## Records for the exercise
_ _ _ _
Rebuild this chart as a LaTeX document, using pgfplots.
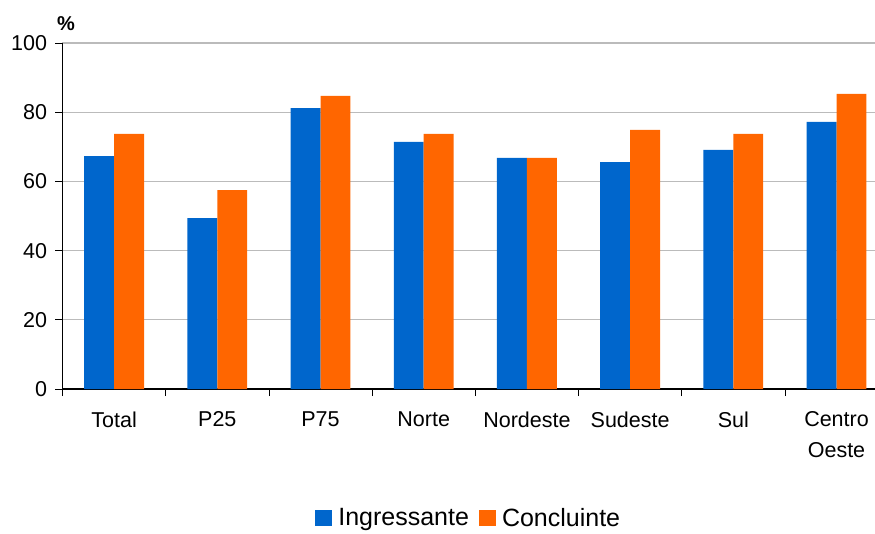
\documentclass[border=0pt]{standalone}
\usepackage{pgfplots}
\pgfplotsset{compat=1.18}
\usepackage{fontspec}
\setmainfont{Liberation Sans}
\definecolor{cblue}{HTML}{0066CC}
\definecolor{corange}{HTML}{FF6600}
\definecolor{cgrid}{HTML}{BBBBBB}
\begin{document}
\begin{tikzpicture}
\begin{axis}[
  at={(0,0)}, anchor=south west,
  scale only axis,
  width=812.5pt, height=346pt,
  xmin=-0.5, xmax=7.373,
  ymin=0, ymax=100,
  ytick={0,20,40,60,80,100},
  xtick={-0.5,0.5,1.5,2.5,3.5,4.5,5.5,6.5},
  xticklabels={Total,P25,P75,Norte,Nordeste,Sudeste,Sul,{Centro\\Oeste}},
  xtick align=outside, ytick align=outside,
  major tick length=7pt,
  tick style={black, line width=0.8pt},
  axis x line*=bottom, axis y line*=left,
  axis line style={black, line width=1.3pt, -},
  ymajorgrids, grid style={cgrid, line width=1.1pt},
  /pgf/number format/assume math mode=true,
  tick label style={font=\fontsize{21.5}{31}\selectfont},
  xticklabel style={align=center, yshift=-12pt, xshift=51.6pt},
  yticklabel style={xshift=-5pt},
  ylabel={\%},
  ylabel style={rotate=-90, at={(rel axis cs:0,1)}, anchor=south west, xshift=-9pt, yshift=9pt, font=\bfseries\fontsize{20}{22}\selectfont},
  ybar, bar width=0.29,
  legend style={at={(0.5,-0.332)}, anchor=north, draw=none, legend columns=2,
    font=\fontsize{25}{28}\selectfont, column sep=4pt, /tikz/every even column/.append style={column sep=8pt}},
  legend image code/.code={\fill[#1] (0pt,-8pt) rectangle (17pt,8pt);},
]
\addplot+[draw=none, fill=cblue, bar shift=-0.145] coordinates {(0,67.3) (1,49.4) (2,81.2) (3,71.4) (4,66.8) (5,65.6) (6,69.1) (7,77.2)};
\addplot+[draw=none, fill=corange, bar shift=0.145] coordinates {(0,73.7) (1,57.5) (2,84.7) (3,73.7) (4,66.8) (5,74.9) (6,73.7) (7,85.3)};
\legend{Ingressante, Concluinte}
\end{axis}
\pgfresetboundingbox
\path (-62.5pt,-144pt) rectangle (812.5pt,389pt);
\end{tikzpicture}
\end{document}
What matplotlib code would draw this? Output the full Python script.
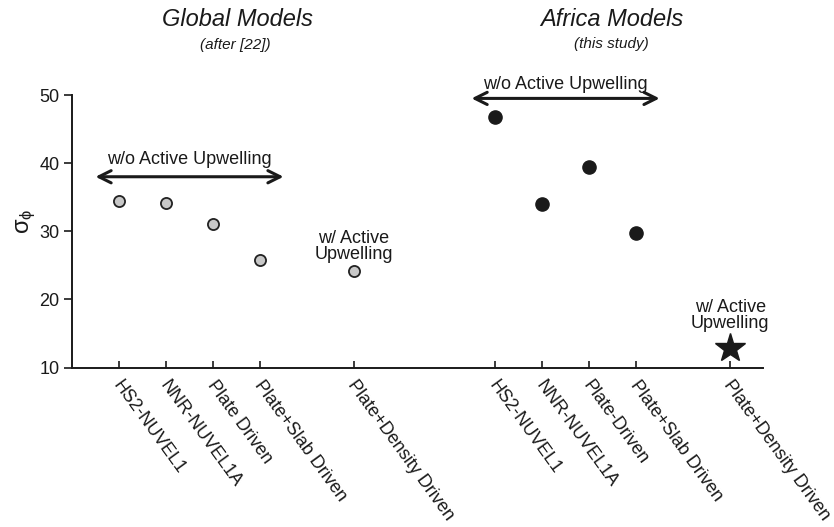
import matplotlib
matplotlib.use("Agg")
import matplotlib.pyplot as plt
import matplotlib.transforms as mtransforms

plt.rcParams['font.family'] = ['Liberation Sans', 'DejaVu Sans']
plt.rcParams['mathtext.fontset'] = 'custom'
plt.rcParams['mathtext.rm'] = 'Liberation Sans'
plt.rcParams['mathtext.it'] = 'Liberation Sans:italic'

# Model names and misfit values
global_models = ["HS2-NUVEL1", "NNR-NUVEL1A", "Plate Driven", "Plate+Slab Driven", "Plate+Density Driven"]
global_pos = [1, 2, 3, 4, 6]
global_sigma = [34.5, 34.1, 31.0, 25.8, 24.1]

africa_models = ["HS2-NUVEL1", "NNR-NUVEL1A", "Plate-Driven", "Plate+Slab Driven", "Plate+Density Driven"]
africa_pos = [9, 10, 11, 12, 14]
africa_sigma = [46.7, 34.0, 39.4, 29.8, 12.9]

y_ticks = [10, 20, 30, 40, 50]

fig = plt.figure(figsize=(8.34, 5.27), dpi=100)
ax = fig.add_axes([72 / 834, 1 - 367.5 / 527, 691 / 834, 272.5 / 527])

ax.set_xlim(0, 14.7)
ax.set_ylim(10, 50)

# Global models: grey circles
ax.plot(global_pos, global_sigma, linestyle='none', marker='o', markersize=8,
        markerfacecolor='#c8c8c8', markeredgecolor='#222222', markeredgewidth=1.3,
        clip_on=False, zorder=3)

# Africa models: black circles, final model shown as a star
ax.plot(africa_pos[:4], africa_sigma[:4], linestyle='none', marker='o', markersize=9.5,
        color='#1a1a1a', clip_on=False, zorder=3)
ax.plot(africa_pos[4:], africa_sigma[4:], linestyle='none', marker='*', markersize=22,
        color='#1a1a1a', clip_on=False, zorder=3)

ax.spines['top'].set_visible(False)
ax.spines['right'].set_visible(False)
for s in ('left', 'bottom'):
    ax.spines[s].set_linewidth(1.4)
    ax.spines[s].set_color('#1a1a1a')

ax.set_yticks(y_ticks)
ax.set_yticklabels([str(t) for t in y_ticks])
ax.tick_params(axis='y', direction='out', length=6, width=1.2, labelsize=13, pad=3,
               colors='#1a1a1a')

ax.set_xticks(global_pos + africa_pos)
ax.set_xticklabels(global_models + africa_models, rotation=-54, ha='left', va='top',
                   rotation_mode='anchor')
ax.tick_params(axis='x', direction='in', length=5, width=1.2, labelsize=13, pad=7,
               colors='#1a1a1a')
# nudge the slanted labels a little to the right of their ticks
shift = mtransforms.ScaledTranslation(4 / 100, 0, fig.dpi_scale_trans)
for lbl in ax.get_xticklabels():
    lbl.set_transform(lbl.get_transform() + shift)

# Range arrows for models without active upwelling
arrow_kw = dict(arrowstyle='<->', lw=2.2, color='#1a1a1a', mutation_scale=22,
                shrinkA=0, shrinkB=0)
ax.annotate('', xy=(0.5, 38.0), xytext=(4.5, 38.0), arrowprops=arrow_kw,
            annotation_clip=False)
ax.annotate('', xy=(8.5, 49.5), xytext=(12.5, 49.5), arrowprops=arrow_kw,
            annotation_clip=False)

ax.text(2.5, 40.5, "w/o Active Upwelling", ha='center', va='center', fontsize=13,
        color='#1a1a1a', clip_on=False)
ax.text(10.5, 51.5, "w/o Active Upwelling", ha='center', va='center', fontsize=13,
        color='#1a1a1a', clip_on=False)

ax.text(6, 27.8, "w/ Active\nUpwelling", ha='center', va='center', fontsize=13,
        linespacing=0.95, color='#1a1a1a', clip_on=False)
ax.text(14, 17.6, "w/ Active\nUpwelling", ha='center', va='center', fontsize=13,
        linespacing=0.95, color='#1a1a1a', clip_on=False)

# Group titles
fig.text(237 / 834, 1 - 20 / 527, "Global Models", ha='center', va='center',
         fontsize=17, style='italic', color='#1a1a1a')
fig.text(235 / 834, 1 - 45 / 527, "(after [22])", ha='center', va='center',
         fontsize=11, style='italic', color='#1a1a1a')
fig.text(612 / 834, 1 - 20 / 527, "Africa Models", ha='center', va='center',
         fontsize=17, style='italic', color='#1a1a1a')
fig.text(611 / 834, 1 - 44 / 527, "(this study)", ha='center', va='center',
         fontsize=11, style='italic', color='#1a1a1a')

fig.text(26 / 834, 1 - 221 / 527, r"$\mathrm{\sigma}_{\mathrm{\phi}}$", rotation=90,
         ha='center', va='center', fontsize=17, color='#1a1a1a')

fig.savefig("out.png", dpi=100)
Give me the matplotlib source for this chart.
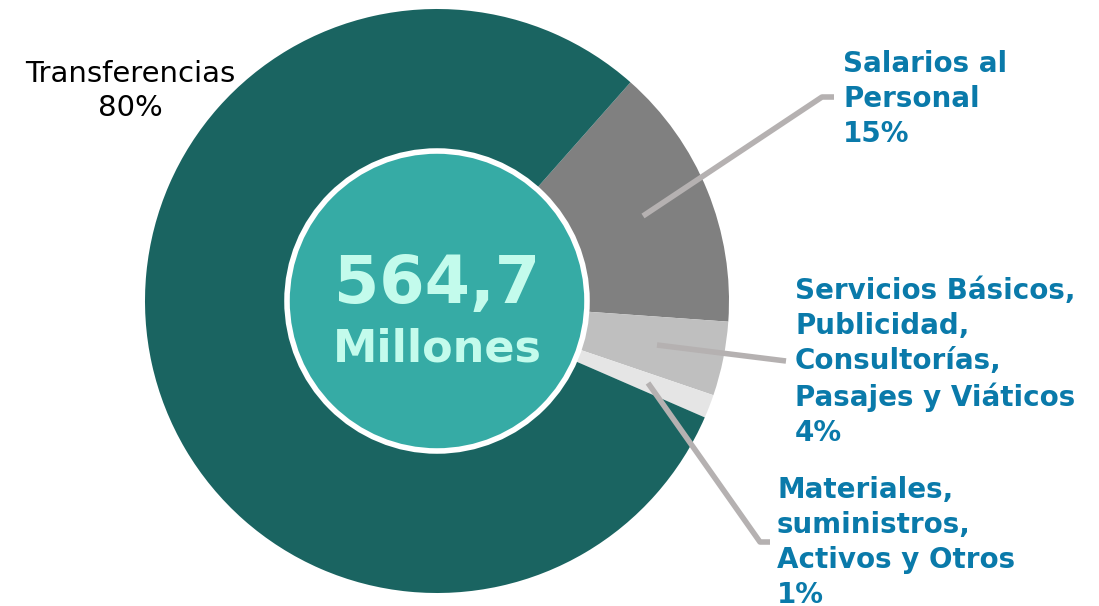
import matplotlib
matplotlib.use('Agg')
import matplotlib.pyplot as plt
from matplotlib.patches import Circle

# datos del gráfico (porcentaje del presupuesto)
categorias = ['Salarios al\nPersonal', 'Servicios Básicos,\nPublicidad,\nConsultorías,\nPasajes y Viáticos',
              'Materiales,\nsuministros,\nActivos y Otros', 'Transferencias']
porcentajes = [14.6, 4.1, 1.3, 80.0]
etiquetas_pct = ['15%', '4%', '1%', '80%']
colores = ['#808080', '#bfbfbf', '#e5e5e5', '#1a6461']
total = '564,7'
unidad = 'Millones'

W, H = 1099, 606
fig = plt.figure(figsize=(W / 100, H / 100), dpi=100)
ax = fig.add_axes([0, 0, 1, 1])

def Y(y):  # coordenada de pixel (desde arriba) -> datos
    return H - y

cx, cy, r = 437, Y(301), 292
ax.pie(porcentajes, colors=colores, startangle=48.5, counterclock=False,
       center=(cx, cy), radius=r, wedgeprops=dict(linewidth=0))
ax.add_patch(Circle((cx, cy), 150, facecolor='#36aba5', edgecolor='white', linewidth=4, zorder=5))

ax.text(cx, Y(303), total, ha='center', va='baseline', fontsize=47, fontweight='heavy',
        color='#c3fbec', family='DejaVu Sans', zorder=6)
ax.text(cx, Y(362), unidad, ha='center', va='baseline', fontsize=32, fontweight='bold',
        color='#c3fbec', family='DejaVu Sans', zorder=6)

# líneas guía
gris = '#b5b1b1'
ax.plot([643, 822, 834], [Y(216), Y(97), Y(97)], color=gris, lw=4, solid_capstyle='butt')
ax.plot([657, 786], [Y(345), Y(361)], color=gris, lw=4, solid_capstyle='butt')
ax.plot([648, 760, 770], [Y(383), Y(542), Y(542)], color=gris, lw=4, solid_capstyle='butt')

azul = '#0a7aaa'
kw = dict(ha='left', va='top', fontsize=20, fontweight='bold', color=azul, linespacing=1.32)
ax.text(843, Y(50), categorias[0] + '\n' + etiquetas_pct[0], **kw)
ax.text(795, Y(277), categorias[1] + '\n' + etiquetas_pct[1], **kw)
ax.text(777, Y(476), categorias[2] + '\n' + etiquetas_pct[2], **kw)
ax.text(130, Y(60), categorias[3] + '\n' + etiquetas_pct[3], ha='center', va='top', fontsize=21,
        color='black', linespacing=1.25)

ax.set_xlim(0, W)
ax.set_ylim(0, H)
ax.set_aspect('auto')
ax.axis('off')

fig.savefig('out.png', dpi=100)
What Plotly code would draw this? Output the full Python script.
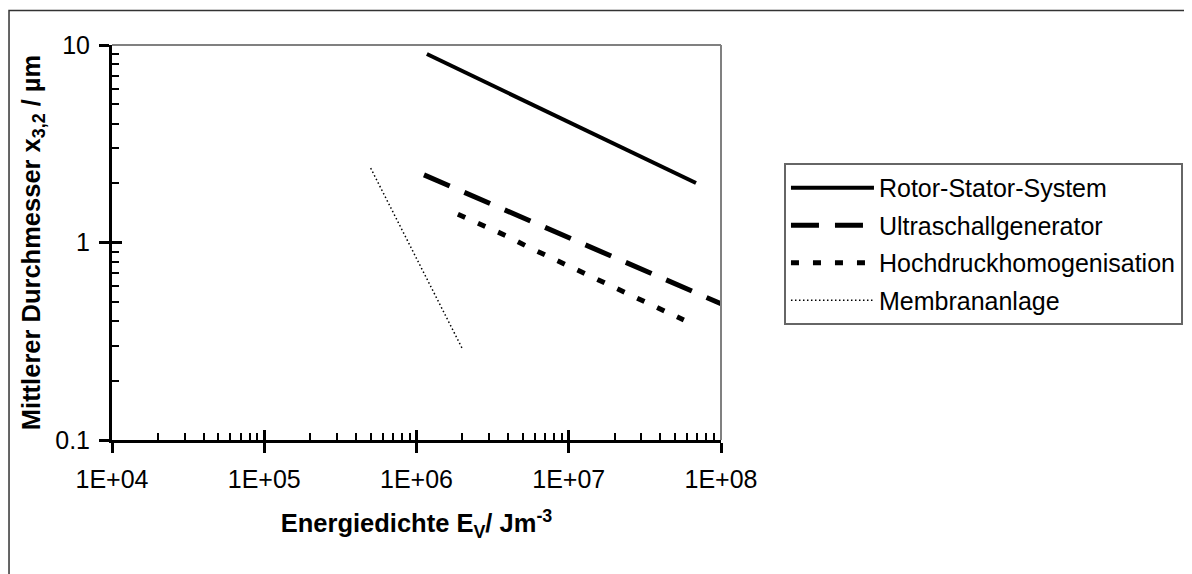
_ _ _ _
## Aim of the task
Copy out every line from the data above that has "code" in it.

## Task result
  legend image code/.code={\fill[#1] (0pt,-8pt) rectangle (17pt,8pt);},
What matplotlib code would draw this? Output the full Python script.
What Plotly code would draw this? Output the full Python script.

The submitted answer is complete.